Quite simply, I'm not.
Between going back to my second job and the daily cases rising, I have been really struggling with my anxiety the past few weeks. Just for some background info, I'm currently working as an afterschool teacher in a Montessori Monday to Friday, then on Saturdays, I teach in a music school. On the weekday mornings, I'm also doing an Irish language course so that I can hopefully do my primary teacher training next September.
This may not seem like the busiest week, but after being off for six months, it is a very busy week, my foot is still not fully back to normal and I am finding getting public transport or being around a lot of people very scary.
Mainly I am finding my anxiety creeps up on Friday evening before I have to go and teach the next day. I think teaching singing to adults is just freaking me out a bit. Most are fine with wearing a mask, and I'm wearing a mask, but I don't know what it is, I just haven't settled into feeling comfortable with it. Also, maybe its something to do with all of my Saturday students being totally new to me. It's tough.
Calm but strange
I love my job at the Montessori. I love the kids. I'm so happy yo have my own little classroom this year and I have it decorated so nice with lots of handmade decorations I made with the children. Today there was a confirmed case of covid in the Montessori but I feel strangely okay about it. The case was in a different 'pod' so hopefully, my class are okay, it's a waiting game really.
This evening, the country moves into level 5 of covid restrictions, meaning everything non-essential will be closed. I'm feeling oddly chill about it. I think on some level I feel a bit safer, but at the same time, I truly miss travelling and going out for dinner. I'm just really sick of this whole covid situation and want life to go back to normal. I want to go to Disneyland. I'm sad that Halloween is basically cancelled and we can't even go pumpkin picking due to the travel restrictions (must stay within 5km of your home). It's definitely strange that we are still going to work but everything else is closed and we can't even visit family.

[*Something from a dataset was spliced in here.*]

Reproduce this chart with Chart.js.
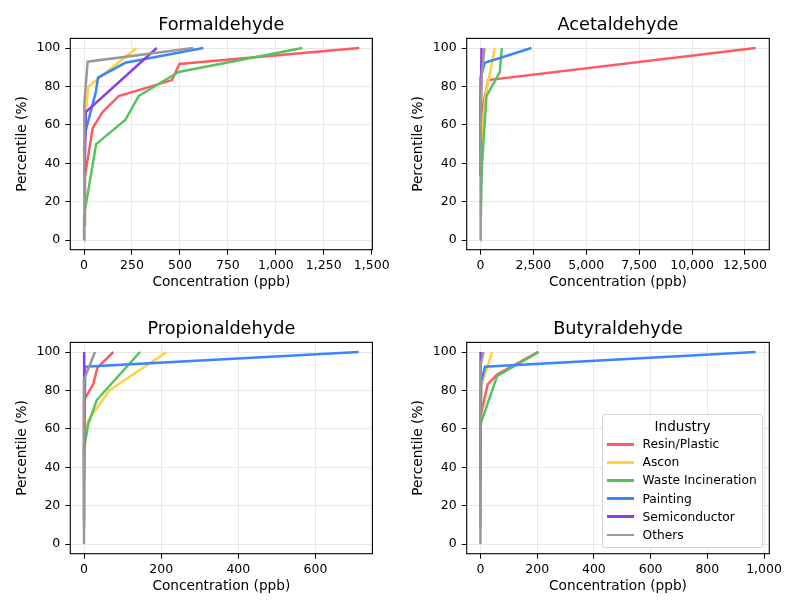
<!DOCTYPE html>
<html><head><meta charset="utf-8">
<script src="https://cdn.jsdelivr.net/npm/chart.js@4.4.1/dist/chart.umd.min.js"></script>
<style>
html,body{margin:0;padding:0;background:#fff;}
#wrap{position:relative;width:800px;height:612px;overflow:hidden;}
canvas{position:absolute;}
#legend{position:absolute;left:602px;top:414px;width:159px;height:132px;border:1px solid #d3d3d3;border-radius:3px;background:rgba(255,255,255,0.85);font-family:'DejaVu Sans',sans-serif;color:#000;}
#legend .t{position:absolute;left:0;right:0;text-align:center;font-size:13.6px;line-height:16px;}
#legend .h{position:absolute;height:2.5px;width:27px;left:4px;}
#legend .l{position:absolute;left:39.5px;font-size:12.25px;line-height:14px;white-space:nowrap;}
</style></head><body>
<div id="wrap">
<canvas id="c0" width="400" height="306" style="left:0;top:0"></canvas>
<canvas id="c1" width="400" height="306" style="left:396px;top:0"></canvas>
<canvas id="c2" width="400" height="306" style="left:0;top:304px"></canvas>
<canvas id="c3" width="400" height="306" style="left:396px;top:304px"></canvas>
<div id="legend"></div>
</div>
<script>
const industries = ['Resin/Plastic','Ascon','Waste Incineration','Painting','Semiconductor','Others'];
const lineColors = ['#FF5A5F','#FFD23F','#55C45F','#3A86FF','#8A3FE8','#999999'];

const yTicks = [0,20,40,60,80,100];
const formTicks = [0,250,500,750,1000,1250,1500];
const acetTicks = [0,2500,5000,7500,10000,12500];
const propTicks = [0,200,400,600];
const butyTicks = [0,200,400,600,800,1000];

const formConc = [
  [1, 5, 45, 97, 181, 459, 497, 1435],
  [0, 9, 23, 274],
  [0, 0, 63, 215, 285, 493, 1138],
  [0, 9, 61, 73, 215, 622],
  [3, 9, 379],
  [0, 0, 3.5, 19, 570]
];
const formPct = [
  [8.3, 33.3, 58.3, 66.7, 75, 83.3, 91.7, 100],
  [60, 66.7, 80, 100],
  [0, 12.5, 50, 62.5, 75, 87.5, 100],
  [46.2, 57.1, 76.9, 84.6, 92.3, 100],
  [33.3, 66.7, 100],
  [0, 57.1, 71.4, 92.9, 100]
];

const acetConc = [
  [0, 60, 362, 13000],
  [10, 95, 236, 678],
  [20, 63, 284, 915, 1010],
  [0, 5, 205, 2410],
  [0, 10, 50],
  [0, 10, 60, 190]
];
const acetPct = [
  [33.3, 66.7, 83.3, 100],
  [25, 57.1, 75, 100],
  [12.5, 37.5, 75, 87.5, 100],
  [46.2, 84.6, 92.3, 100],
  [33.3, 66.7, 100],
  [0, 57.1, 85.7, 100]
];

const propConc = [
  [0, 0, 24, 34.5, 76],
  [0, 4, 11, 65.5, 214],
  [0, 0, 11, 33, 145],
  [0, 3, 712],
  [0, 0, 0.5],
  [0, 0, 28.4]
];
const propPct = [
  [8.3, 75, 83.3, 91.7, 100],
  [40, 60, 64.5, 80, 100],
  [12.5, 50, 62.5, 75, 100],
  [46.2, 92.3, 100],
  [33.3, 66.7, 100],
  [0, 85.7, 100]
];

const butyConc = [
  [0, 0, 26, 59, 202],
  [0, 2.4, 41],
  [0, 0, 59, 206],
  [0, 2.4, 16.5, 970],
  [0, 0, 1],
  [0, 0, 10.6]
];
const butyPct = [
  [8.3, 66.7, 83.3, 88.3, 100],
  [40, 81.9, 100],
  [12.5, 62.5, 87.5, 100],
  [46.2, 84.6, 92.3, 100],
  [33.3, 66.7, 100],
  [0, 92.9, 100]
];

const FONT = "'DejaVu Sans', sans-serif";

const framePlugin = {
  id: 'frame',
  afterDatasetsDraw(chart) {
    const {ctx, chartArea: a} = chart;
    ctx.save();
    ctx.strokeStyle = '#000';
    ctx.lineWidth = 1.1;
    ctx.strokeRect(a.left, a.top, a.right - a.left, a.bottom - a.top);
    ctx.restore();
  }
};

function makeChart(id, title, conc, pct, xTicks, xMin, xMax, lay) {
  const datasets = industries.map((name, i) => ({
    label: name,
    data: conc[i].map((x, j) => ({x: x, y: pct[i][j]})),
    borderColor: lineColors[i],
    backgroundColor: lineColors[i],
    borderWidth: 2.5,
    pointRadius: 0,
    pointHoverRadius: 0,
    showLine: true,
    fill: false,
    tension: 0,
    order: industries.length - 1 - i
  }));
  const axisFont = {family: FONT, size: 12.5};
  const labelFont = {family: FONT, size: 13.7};
  return new Chart(document.getElementById(id), {
    type: 'scatter',
    data: {datasets},
    options: {
      responsive: false,
      animation: false,
      devicePixelRatio: 1,
      layout: {padding: {left: 0, right: lay.right, top: 0, bottom: 15}},
      plugins: {
        legend: {display: false},
        tooltip: {enabled: false},
        title: {
          display: true, text: title, color: '#000', fullSize: false,
          font: {family: FONT, size: 17.7, weight: 'normal'},
          padding: {top: 14.3, bottom: 2.86}
        }
      },
      scales: {
        x: {
          type: 'linear', min: xMin, max: xMax,
          afterBuildTicks: s => { s.ticks = xTicks.map(v => ({value: v})); },
          afterFit: s => { s.height = 41.3; },
          ticks: {font: axisFont, color: '#000', padding: 3.2, maxRotation: 0, autoSkip: false,
                  callback: v => Number(v).toLocaleString('en-US')},
          grid: {color: '#e8e8e8', lineWidth: 1, tickLength: 5, tickColor: '#000', tickWidth: 1},
          border: {display: false},
          title: {display: true, text: 'Concentration (ppb)', font: labelFont, color: '#000', padding: {top: 0, bottom: 0}}
        },
        y: {
          type: 'linear', min: -5, max: 105,
          afterBuildTicks: s => { s.ticks = yTicks.map(v => ({value: v})); },
          afterFit: s => { s.width = lay.yw; },
          ticks: {font: axisFont, color: '#000', padding: 5},
          grid: {color: '#e8e8e8', lineWidth: 1, tickLength: 5, tickColor: '#000', tickWidth: 1},
          border: {display: false},
          title: {display: true, text: 'Percentile (%)', font: labelFont, color: '#000', padding: {top: lay.yt, bottom: 0}}
        }
      }
    },
    plugins: [framePlugin]
  });
}

const leftLay = {right: 27.6, yw: 70.3, yt: 13.8};
const rightLay = {right: 26.7, yw: 70.7, yt: 14.2};
makeChart('c0', 'Formaldehyde', formConc, formPct, formTicks, -71.6, 1503.6, leftLay);
makeChart('c1', 'Acetaldehyde', acetConc, acetPct, acetTicks, -650, 13650, rightLay);
makeChart('c2', 'Propionaldehyde', propConc, propPct, propTicks, -35.6, 747.6, leftLay);
makeChart('c3', 'Butyraldehyde', butyConc, butyPct, butyTicks, -48.5, 1018.5, rightLay);

// HTML legend built from the industries list
const lg = document.getElementById('legend');
const t = document.createElement('div');
t.className = 't'; t.textContent = 'Industry'; t.style.top = (11.7 - 1 - 8) + 'px';
lg.appendChild(t);
const rows = [30.3, 48.3, 66.3, 84.5, 102.7, 121];
industries.forEach((name, i) => {
  const h = document.createElement('div');
  h.className = 'h'; h.style.background = lineColors[i]; h.style.top = (rows[i] - 1 - 1.25) + 'px';
  lg.appendChild(h);
  const l = document.createElement('div');
  l.className = 'l'; l.textContent = name; l.style.top = (rows[i] - 1 - 7) + 'px';
  lg.appendChild(l);
});
</script>
</body></html>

All in all, I know this blog post is kind of a miss-match of my thoughts just poured onto the page, but to be honest, that perfectly describes how I'm feeling. One minute I'm perfectly content, the next I'm riddled with anxiety and can't think straight.
I'm doing my absolute best to keep myself busy and occupied, focussing my energy on Halloween and work and my Irish course, but at the end of the day, it's super important that I remember I and doing my best, and that is enough.
I hope you're coping okay, always talk it out if you're feeling down in the dumps, and remember, baby Yoda is always there for you.